(Records from a dataset)
━━━━━━━━━━━━━━━━

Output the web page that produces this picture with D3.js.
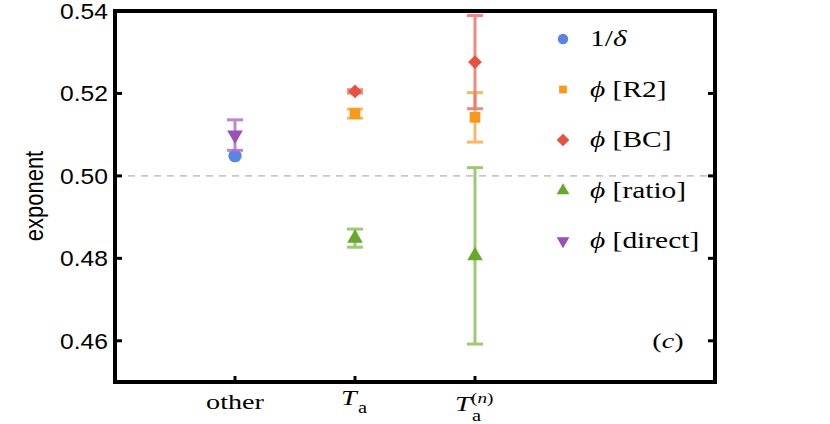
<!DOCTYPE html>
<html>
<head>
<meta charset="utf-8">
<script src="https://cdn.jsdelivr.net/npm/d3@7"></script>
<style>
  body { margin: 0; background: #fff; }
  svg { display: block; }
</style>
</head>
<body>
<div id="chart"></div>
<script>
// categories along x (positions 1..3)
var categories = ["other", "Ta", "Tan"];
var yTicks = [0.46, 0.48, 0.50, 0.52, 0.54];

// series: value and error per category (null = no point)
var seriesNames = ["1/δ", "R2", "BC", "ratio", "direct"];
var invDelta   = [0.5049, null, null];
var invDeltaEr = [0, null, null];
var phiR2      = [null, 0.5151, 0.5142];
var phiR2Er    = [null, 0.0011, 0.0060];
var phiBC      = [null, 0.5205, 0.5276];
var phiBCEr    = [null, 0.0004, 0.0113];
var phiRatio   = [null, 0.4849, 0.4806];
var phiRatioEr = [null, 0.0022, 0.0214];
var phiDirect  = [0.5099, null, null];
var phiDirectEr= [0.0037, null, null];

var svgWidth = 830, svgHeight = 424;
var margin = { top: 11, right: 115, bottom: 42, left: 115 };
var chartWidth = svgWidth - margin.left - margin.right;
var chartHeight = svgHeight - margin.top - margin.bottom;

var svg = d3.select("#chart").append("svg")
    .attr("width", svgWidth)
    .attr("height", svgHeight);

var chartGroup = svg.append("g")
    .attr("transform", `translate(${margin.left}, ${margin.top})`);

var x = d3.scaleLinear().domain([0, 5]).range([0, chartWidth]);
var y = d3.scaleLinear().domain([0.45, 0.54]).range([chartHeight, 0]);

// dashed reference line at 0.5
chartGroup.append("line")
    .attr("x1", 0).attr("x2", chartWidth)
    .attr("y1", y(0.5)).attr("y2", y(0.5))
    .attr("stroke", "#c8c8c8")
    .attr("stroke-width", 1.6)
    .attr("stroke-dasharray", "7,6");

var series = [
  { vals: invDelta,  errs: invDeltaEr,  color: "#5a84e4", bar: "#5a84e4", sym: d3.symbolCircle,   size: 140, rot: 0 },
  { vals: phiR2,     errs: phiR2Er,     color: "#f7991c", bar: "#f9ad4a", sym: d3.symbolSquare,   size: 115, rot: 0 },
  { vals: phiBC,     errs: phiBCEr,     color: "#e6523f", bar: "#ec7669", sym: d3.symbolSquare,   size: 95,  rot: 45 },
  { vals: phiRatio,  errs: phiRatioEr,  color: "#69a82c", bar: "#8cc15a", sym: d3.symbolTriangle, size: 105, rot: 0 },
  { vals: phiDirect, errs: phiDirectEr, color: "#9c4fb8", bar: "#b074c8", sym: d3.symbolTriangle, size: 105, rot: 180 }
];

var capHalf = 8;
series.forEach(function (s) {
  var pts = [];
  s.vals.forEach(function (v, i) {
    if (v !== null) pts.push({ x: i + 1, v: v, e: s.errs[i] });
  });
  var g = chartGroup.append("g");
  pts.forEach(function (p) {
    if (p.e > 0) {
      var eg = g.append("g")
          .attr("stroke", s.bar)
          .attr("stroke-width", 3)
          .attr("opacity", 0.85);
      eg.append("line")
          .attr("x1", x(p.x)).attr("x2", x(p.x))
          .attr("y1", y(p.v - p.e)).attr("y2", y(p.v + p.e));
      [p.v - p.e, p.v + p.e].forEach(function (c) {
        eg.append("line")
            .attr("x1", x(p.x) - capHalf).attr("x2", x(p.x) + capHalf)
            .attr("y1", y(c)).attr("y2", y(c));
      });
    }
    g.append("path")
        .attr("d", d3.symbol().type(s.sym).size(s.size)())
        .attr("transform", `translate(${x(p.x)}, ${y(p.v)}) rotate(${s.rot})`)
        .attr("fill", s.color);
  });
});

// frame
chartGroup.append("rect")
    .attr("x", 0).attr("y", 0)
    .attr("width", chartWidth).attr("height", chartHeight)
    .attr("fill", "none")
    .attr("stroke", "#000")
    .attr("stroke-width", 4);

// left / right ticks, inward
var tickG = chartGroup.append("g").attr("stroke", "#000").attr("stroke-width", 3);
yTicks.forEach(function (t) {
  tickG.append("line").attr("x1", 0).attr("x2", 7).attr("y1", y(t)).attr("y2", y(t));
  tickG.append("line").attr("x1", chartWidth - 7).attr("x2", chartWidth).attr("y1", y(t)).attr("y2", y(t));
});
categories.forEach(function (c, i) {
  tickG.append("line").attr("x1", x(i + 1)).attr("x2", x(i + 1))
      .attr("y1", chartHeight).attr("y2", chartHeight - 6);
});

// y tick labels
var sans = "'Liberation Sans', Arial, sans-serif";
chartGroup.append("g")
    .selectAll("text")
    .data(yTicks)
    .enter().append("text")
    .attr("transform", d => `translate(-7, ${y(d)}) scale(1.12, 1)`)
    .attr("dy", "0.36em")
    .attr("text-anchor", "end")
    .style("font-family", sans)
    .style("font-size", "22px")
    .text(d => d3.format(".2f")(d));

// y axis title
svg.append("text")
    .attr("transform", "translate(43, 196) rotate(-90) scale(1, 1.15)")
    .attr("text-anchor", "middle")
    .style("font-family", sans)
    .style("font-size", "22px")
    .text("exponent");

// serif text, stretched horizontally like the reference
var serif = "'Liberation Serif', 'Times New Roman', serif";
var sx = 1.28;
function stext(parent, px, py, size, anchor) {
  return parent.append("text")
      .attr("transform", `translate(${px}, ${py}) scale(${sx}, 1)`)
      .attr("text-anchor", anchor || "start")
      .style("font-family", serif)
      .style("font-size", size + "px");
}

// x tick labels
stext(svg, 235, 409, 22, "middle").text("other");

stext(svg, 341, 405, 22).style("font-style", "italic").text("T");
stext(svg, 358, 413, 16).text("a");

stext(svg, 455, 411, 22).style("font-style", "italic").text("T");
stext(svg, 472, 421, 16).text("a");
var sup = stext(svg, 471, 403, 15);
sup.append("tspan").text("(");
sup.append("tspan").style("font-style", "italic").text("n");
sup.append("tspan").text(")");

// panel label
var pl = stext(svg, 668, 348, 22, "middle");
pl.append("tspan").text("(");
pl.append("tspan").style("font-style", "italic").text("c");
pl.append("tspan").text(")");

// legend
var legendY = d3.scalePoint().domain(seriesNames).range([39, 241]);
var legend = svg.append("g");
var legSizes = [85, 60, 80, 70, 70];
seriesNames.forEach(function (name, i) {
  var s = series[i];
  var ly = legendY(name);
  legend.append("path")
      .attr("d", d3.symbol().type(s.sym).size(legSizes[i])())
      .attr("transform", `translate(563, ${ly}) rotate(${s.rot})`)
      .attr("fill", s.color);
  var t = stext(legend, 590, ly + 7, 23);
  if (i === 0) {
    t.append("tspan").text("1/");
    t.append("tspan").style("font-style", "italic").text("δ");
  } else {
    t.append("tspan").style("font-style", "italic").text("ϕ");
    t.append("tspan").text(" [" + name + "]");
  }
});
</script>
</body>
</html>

━━━━━━━━━━━━━━━━

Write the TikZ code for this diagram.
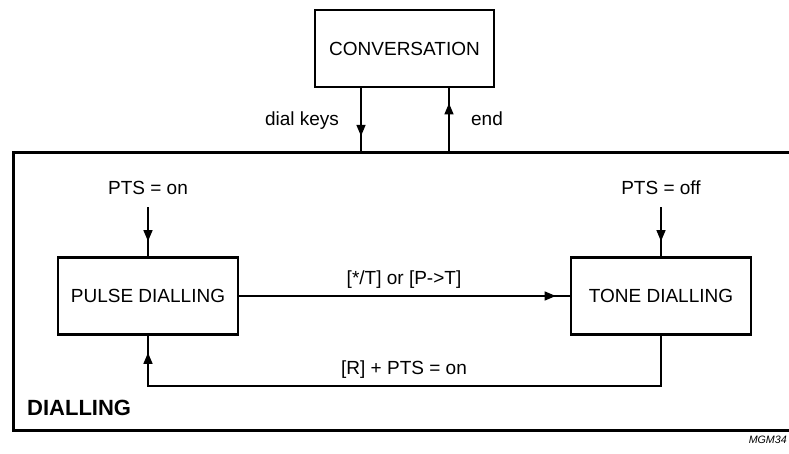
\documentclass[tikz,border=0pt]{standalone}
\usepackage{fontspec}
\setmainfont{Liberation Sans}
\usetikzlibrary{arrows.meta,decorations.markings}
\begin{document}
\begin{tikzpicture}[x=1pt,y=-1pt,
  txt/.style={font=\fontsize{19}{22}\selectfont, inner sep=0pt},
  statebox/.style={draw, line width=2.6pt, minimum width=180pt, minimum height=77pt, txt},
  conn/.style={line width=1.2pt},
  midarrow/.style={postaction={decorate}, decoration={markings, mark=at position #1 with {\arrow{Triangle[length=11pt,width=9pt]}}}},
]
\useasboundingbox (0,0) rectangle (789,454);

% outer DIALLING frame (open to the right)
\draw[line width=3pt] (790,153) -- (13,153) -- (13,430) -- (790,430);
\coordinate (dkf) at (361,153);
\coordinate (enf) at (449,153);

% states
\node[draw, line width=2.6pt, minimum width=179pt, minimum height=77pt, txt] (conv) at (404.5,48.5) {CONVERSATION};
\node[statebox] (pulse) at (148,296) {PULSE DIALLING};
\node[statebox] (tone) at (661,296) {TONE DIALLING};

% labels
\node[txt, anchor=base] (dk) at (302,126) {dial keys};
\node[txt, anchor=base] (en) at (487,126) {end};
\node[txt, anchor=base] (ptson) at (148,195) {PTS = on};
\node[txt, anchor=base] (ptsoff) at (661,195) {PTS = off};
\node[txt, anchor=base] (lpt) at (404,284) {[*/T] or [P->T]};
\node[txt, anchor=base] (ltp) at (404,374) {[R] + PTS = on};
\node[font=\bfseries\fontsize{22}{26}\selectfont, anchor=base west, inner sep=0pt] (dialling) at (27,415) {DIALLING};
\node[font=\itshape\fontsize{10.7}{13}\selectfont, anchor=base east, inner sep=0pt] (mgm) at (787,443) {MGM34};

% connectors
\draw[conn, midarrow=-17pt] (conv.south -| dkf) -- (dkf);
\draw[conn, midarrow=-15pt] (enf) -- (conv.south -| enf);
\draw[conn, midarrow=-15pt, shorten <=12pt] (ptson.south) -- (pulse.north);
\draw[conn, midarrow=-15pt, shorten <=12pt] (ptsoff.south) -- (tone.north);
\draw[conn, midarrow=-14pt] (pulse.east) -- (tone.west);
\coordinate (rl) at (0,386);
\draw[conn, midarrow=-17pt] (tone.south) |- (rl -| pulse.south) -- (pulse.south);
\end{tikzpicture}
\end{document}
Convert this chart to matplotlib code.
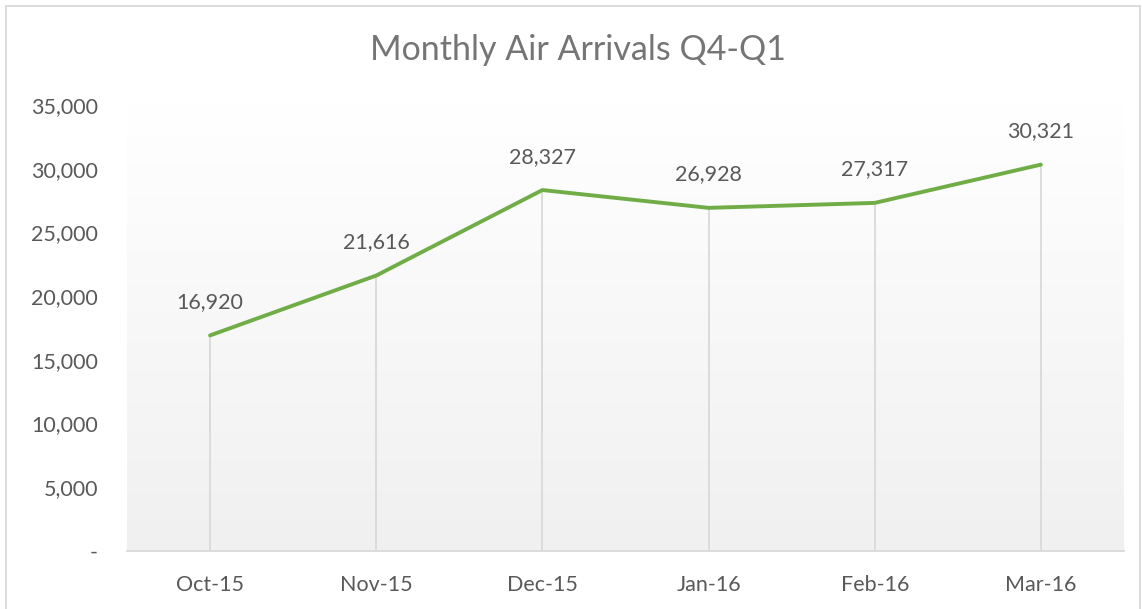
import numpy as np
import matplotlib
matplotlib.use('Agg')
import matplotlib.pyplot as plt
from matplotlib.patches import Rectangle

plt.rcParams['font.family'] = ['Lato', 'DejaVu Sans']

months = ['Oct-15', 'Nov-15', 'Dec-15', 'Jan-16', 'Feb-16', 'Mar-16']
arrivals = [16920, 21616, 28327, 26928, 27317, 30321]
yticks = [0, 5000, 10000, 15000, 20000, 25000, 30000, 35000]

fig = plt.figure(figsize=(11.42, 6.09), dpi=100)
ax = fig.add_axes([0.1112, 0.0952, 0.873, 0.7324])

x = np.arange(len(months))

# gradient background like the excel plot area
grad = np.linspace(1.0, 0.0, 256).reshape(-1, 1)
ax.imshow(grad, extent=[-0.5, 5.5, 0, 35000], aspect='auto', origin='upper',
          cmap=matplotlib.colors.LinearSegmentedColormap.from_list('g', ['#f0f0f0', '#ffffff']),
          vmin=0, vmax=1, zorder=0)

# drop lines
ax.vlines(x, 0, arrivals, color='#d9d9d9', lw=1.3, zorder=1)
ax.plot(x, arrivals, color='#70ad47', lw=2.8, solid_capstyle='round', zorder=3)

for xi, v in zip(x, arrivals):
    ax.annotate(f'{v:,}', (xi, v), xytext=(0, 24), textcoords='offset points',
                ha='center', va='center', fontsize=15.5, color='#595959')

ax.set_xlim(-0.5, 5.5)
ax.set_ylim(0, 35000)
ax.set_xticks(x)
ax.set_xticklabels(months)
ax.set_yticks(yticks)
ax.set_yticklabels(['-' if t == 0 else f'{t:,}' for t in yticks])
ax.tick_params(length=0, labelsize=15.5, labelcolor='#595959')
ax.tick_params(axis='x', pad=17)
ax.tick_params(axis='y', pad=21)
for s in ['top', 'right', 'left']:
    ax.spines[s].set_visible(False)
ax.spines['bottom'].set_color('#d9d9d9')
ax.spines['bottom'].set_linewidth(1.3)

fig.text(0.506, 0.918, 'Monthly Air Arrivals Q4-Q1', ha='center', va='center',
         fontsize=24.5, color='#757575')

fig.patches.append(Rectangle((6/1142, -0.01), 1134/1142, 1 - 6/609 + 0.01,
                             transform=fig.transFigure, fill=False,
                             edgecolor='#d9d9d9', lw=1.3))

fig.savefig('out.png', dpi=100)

━━━━━━━━━━━━━━━━

Above are the records. Copy word for word only their lines from the one holding "Convert this chart to matplotlib code." through the one holding "fig.savefig('out.png', dpi=100)", both included, and skip the images.

» **Worked answer**
Convert this chart to matplotlib code.
import numpy as np
import matplotlib
matplotlib.use('Agg')
import matplotlib.pyplot as plt
from matplotlib.patches import Rectangle

plt.rcParams['font.family'] = ['Lato', 'DejaVu Sans']

months = ['Oct-15', 'Nov-15', 'Dec-15', 'Jan-16', 'Feb-16', 'Mar-16']
arrivals = [16920, 21616, 28327, 26928, 27317, 30321]
yticks = [0, 5000, 10000, 15000, 20000, 25000, 30000, 35000]

fig = plt.figure(figsize=(11.42, 6.09), dpi=100)
ax = fig.add_axes([0.1112, 0.0952, 0.873, 0.7324])

x = np.arange(len(months))

# gradient background like the excel plot area
grad = np.linspace(1.0, 0.0, 256).reshape(-1, 1)
ax.imshow(grad, extent=[-0.5, 5.5, 0, 35000], aspect='auto', origin='upper',
          cmap=matplotlib.colors.LinearSegmentedColormap.from_list('g', ['#f0f0f0', '#ffffff']),
          vmin=0, vmax=1, zorder=0)

# drop lines
ax.vlines(x, 0, arrivals, color='#d9d9d9', lw=1.3, zorder=1)
ax.plot(x, arrivals, color='#70ad47', lw=2.8, solid_capstyle='round', zorder=3)

for xi, v in zip(x, arrivals):
    ax.annotate(f'{v:,}', (xi, v), xytext=(0, 24), textcoords='offset points',
                ha='center', va='center', fontsize=15.5, color='#595959')

ax.set_xlim(-0.5, 5.5)
ax.set_ylim(0, 35000)
ax.set_xticks(x)
ax.set_xticklabels(months)
ax.set_yticks(yticks)
ax.set_yticklabels(['-' if t == 0 else f'{t:,}' for t in yticks])
ax.tick_params(length=0, labelsize=15.5, labelcolor='#595959')
ax.tick_params(axis='x', pad=17)
ax.tick_params(axis='y', pad=21)
for s in ['top', 'right', 'left']:
    ax.spines[s].set_visible(False)
ax.spines['bottom'].set_color('#d9d9d9')
ax.spines['bottom'].set_linewidth(1.3)

fig.text(0.506, 0.918, 'Monthly Air Arrivals Q4-Q1', ha='center', va='center',
         fontsize=24.5, color='#757575')

fig.patches.append(Rectangle((6/1142, -0.01), 1134/1142, 1 - 6/609 + 0.01,
                             transform=fig.transFigure, fill=False,
                             edgecolor='#d9d9d9', lw=1.3))

fig.savefig('out.png', dpi=100)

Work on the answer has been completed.